TEMPO.CO, Jakarta - Serangan-serangan siber oleh hacker, seperti peretasan, spear-phishing, dan penyebaran malware mencurigakan mulai menarget negara-negara berkembang, menurut laporan dari The New York Times. Serangan-serangan siber tersebut mengambil wujud dalam perangkat lunak mencurigakan yang diprogram dengan menggunakan teknologi artificial intelligence atau kecerdasan buatan (AI).
Setelah serangan malware ditemukan di India peneliti keamanan mulai melihat negara-negara di luar negara barat sebagai tempat terjadinya kemungkinan serangan-serangan siber yang terbaru, yang sangat kreatif dan berbahaya.
Serangan ini merupakan konsekuensi dari negara-negara berkembang yang mulai memfokuskan ekonominya dengan pola berpikir digital. Dan mereka, menurut peneliti, adalah lapangan bagi para peretas untuk menguji kemampuan mereka. Karakteristik lain dari negara-negara berkembang adalah kemudahan para peretas untuk bekerja tanpa kekhawatiran akan dideteksi.
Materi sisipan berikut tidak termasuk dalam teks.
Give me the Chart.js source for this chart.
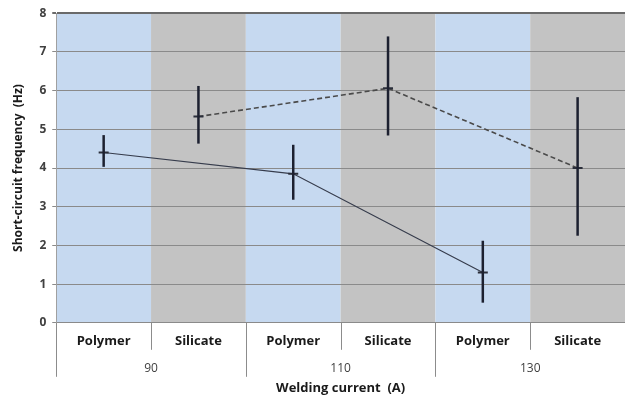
<!DOCTYPE html>
<html>
<head>
<meta charset="utf-8">
<script src="https://cdn.jsdelivr.net/npm/chart.js@4/dist/chart.umd.min.js"></script>
<style>
  html, body { margin: 0; padding: 0; background: #fff; }
  #wrap { width: 632px; height: 400px; }
</style>
</head>
<body>
<div id="wrap"><canvas id="myChart"></canvas></div>
<script>
'use strict';

// categories along the x axis, grouped by welding current
var categories = ['Polymer', 'Silicate', 'Polymer', 'Silicate', 'Polymer', 'Silicate'];
var currents = ['90', '110', '130'];

// short-circuit frequency (Hz), mean and error bar ends
var polymerMean = [4.4, 3.85, 1.3];
var polymerLow = [4.03, 3.18, 0.52];
var polymerHigh = [4.85, 4.6, 2.12];
var silicateMean = [5.33, 6.06, 4.0];
var silicateLow = [4.63, 4.84, 2.25];
var silicateHigh = [6.12, 7.4, 5.83];

var yTicks = [0, 1, 2, 3, 4, 5, 6, 7, 8];

var bandColors = ['#c6d9f0', '#c3c3c3'];

function spread(values, start) {
    var out = categories.map(function () { return null; });
    values.forEach(function (v, i) { out[start + i * 2] = v; });
    return out;
}

var bandsPlugin = {
    id: 'bands',
    beforeDraw: function (chart) {
        var c = chart.ctx, a = chart.chartArea;
        var w = (a.right - a.left) / categories.length;
        c.save();
        categories.forEach(function (cat, i) {
            c.fillStyle = bandColors[i % 2];
            c.fillRect(a.left + i * w, a.top, w, a.bottom - a.top);
        });
        c.restore();
    }
};

var errorPlugin = {
    id: 'errorBars',
    afterDatasetsDraw: function (chart) {
        var c = chart.ctx, y = chart.scales.y;
        var sets = [[polymerLow, polymerHigh, 0], [silicateLow, silicateHigh, 1]];
        c.save();
        c.strokeStyle = '#1c2030';
        c.lineWidth = 2.5;
        sets.forEach(function (s) {
            var meta = chart.getDatasetMeta(s[2]);
            s[0].forEach(function (lo, i) {
                var pt = meta.data[s[2] + i * 2];
                c.beginPath();
                c.moveTo(pt.x, y.getPixelForValue(lo));
                c.lineTo(pt.x, y.getPixelForValue(s[1][i]));
                c.stroke();
            });
        });
        c.restore();
    }
};

var groupPlugin = {
    id: 'groups',
    afterDraw: function (chart) {
        var c = chart.ctx, a = chart.chartArea;
        var w = (a.right - a.left) / categories.length;
        c.save();
        c.strokeStyle = '#8c8c8c';
        c.lineWidth = 1;
        for (var i = 0; i < categories.length; i++) {
            var px = Math.round(a.left + i * w) + 0.5;
            var len = (i % 2 === 0) ? 54 : 27;
            c.beginPath();
            c.moveTo(px, a.bottom);
            c.lineTo(px, a.bottom + len);
            c.stroke();
        }
        c.fillStyle = '#404040';
        c.font = '12px "Open Sans"';
        c.textAlign = 'center';
        c.textBaseline = 'middle';
        currents.forEach(function (t, g) {
            c.fillText(t, a.left + (g * 2 + 1) * w, a.bottom + 46);
        });
        c.restore();
    }
};

var ctx = document.getElementById('myChart').getContext('2d');
var chart = new Chart(ctx, {
    type: 'line',
    data: {
        labels: categories,
        datasets: [{
            label: 'Polymer',
            data: spread(polymerMean, 0),
            spanGaps: true,
            borderColor: '#363c4c',
            borderWidth: 1.2,
            pointStyle: 'line',
            pointRadius: 5,
            pointBorderWidth: 2,
            pointBorderColor: '#2a2e3a',
            pointBackgroundColor: '#2a2e3a'
        }, {
            label: 'Silicate',
            data: spread(silicateMean, 1),
            spanGaps: true,
            borderColor: '#4a4a4a',
            borderWidth: 1.6,
            borderDash: [5, 3],
            pointStyle: 'line',
            pointRadius: 5,
            pointBorderWidth: 2,
            pointBorderColor: '#2a2e3a',
            pointBackgroundColor: '#2a2e3a'
        }]
    },
    options: {
        responsive: true,
        maintainAspectRatio: false,
        animation: false,
        layout: { padding: { top: 11, right: 0, left: 11, bottom: 4 } },
        plugins: {
            legend: { display: false },
            tooltip: { enabled: false }
        },
        scales: {
            x: {
                offset: true,
                grid: { display: false },
                border: { display: false },
                ticks: {
                    color: '#1a1a1a',
                    font: { family: '"Open Sans"', size: 13, weight: 'bold' },
                    padding: 3,
                    maxRotation: 0
                },
                title: {
                    display: true,
                    text: 'Welding current  (A)',
                    color: '#1a1a1a',
                    font: { family: '"Open Sans"', size: 13, weight: 'bold' },
                    padding: { top: 28, bottom: 0 }
                }
            },
            y: {
                min: 0,
                max: 8,
                afterBuildTicks: function (axis) {
                    axis.ticks = yTicks.map(function (v) { return { value: v }; });
                },
                grid: {
                    color: function (c) { return c.tick.value === 8 ? '#6a6a6a' : '#8a8a8a'; },
                    lineWidth: function (c) { return c.tick.value === 8 ? 2 : 1; },
                    tickLength: 4
                },
                border: { color: '#a0a0a0' },
                ticks: {
                    color: '#404040',
                    font: { family: '"Open Sans"', size: 12, weight: 'bold' },
                    padding: 6
                },
                title: {
                    display: true,
                    text: 'Short-circuit frequency  (Hz)',
                    color: '#1a1a1a',
                    font: { family: '"Open Sans"', size: 12, weight: 'bold' },
                    padding: { top: 0, bottom: 8 }
                }
            }
        }
    },
    plugins: [bandsPlugin, errorPlugin, groupPlugin]
});
</script>
</body>
</html>
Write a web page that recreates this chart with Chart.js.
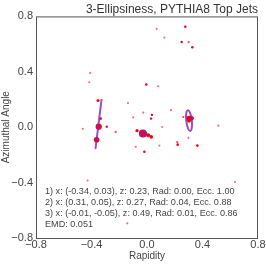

“India adalah tempat di mana serangan-serangan AI terlihat pertama kali, dan alasannya sesimpel itu adalah tempat yang ideal untuk diretas,” kata Nicole Eagan, eksekutif utama dari perusahaan yang berkutat di keamanan siber Darktrace.
Baca: Tips Teknologi: Back Up Data untuk Hindari Serangan Hacker
Dan bukan hanya India. Pada Februari 2016, dalam kasus yang dinilai sebagai pemanasan serangan-serangan serupa, bank sentral negara Bangladesh diretas oleh hacker yang dinilai memiliki hubungan dengan Korea Utara—mendapatkan $81 juta (sekitar Rp 1,08 triliun). Kompromi terhadap akun-akun Swift — digunakan untuk memindahkan uang antarnegara — adalah alasan utama mengapa komputer-komputer dalam bank sentral Bangladesh bisa diretas.
“Kita bisa lihat pola dari penyerang-penyerang. Mereka menguji sesuatu, membuat peningkatan, dan enam minggu kemudian mencoba lagi sebelum meluncurkannya ke target utama mereka,” kata Allan Liska, analis dari Recorded Future, firma sekuritas siber dari Amerika Serikat.
Liska juga menyebutkan bahwa Taiwan dan Korea Selatan adalah lapangan uji bagi grup peretas di Cina. Begitupun benua Afrika dan negara-negara di Asia Tenggara.
Baik Liska maupun Chris Rock, peneliti sekuritas dan eksekutif utama dari firma sekuritas siber Kustodian, merasa bahwa masuknya perusahaan siber sekuritas akan meningkatkan risiko bagi para hacker. Rock menambahkan bahwa di satu sisi, peretas bisa mengasah kemampuan mereka.
Di sisi lain, mereka berisiko untuk ditangkap. Begitu firma sekuritas siber bisa mendeteksi kekhasan dari suatu serangan, mereka bisa membangun pertahanannya, dan menyebar pertahanan tersebut ke klien mereka masing masing.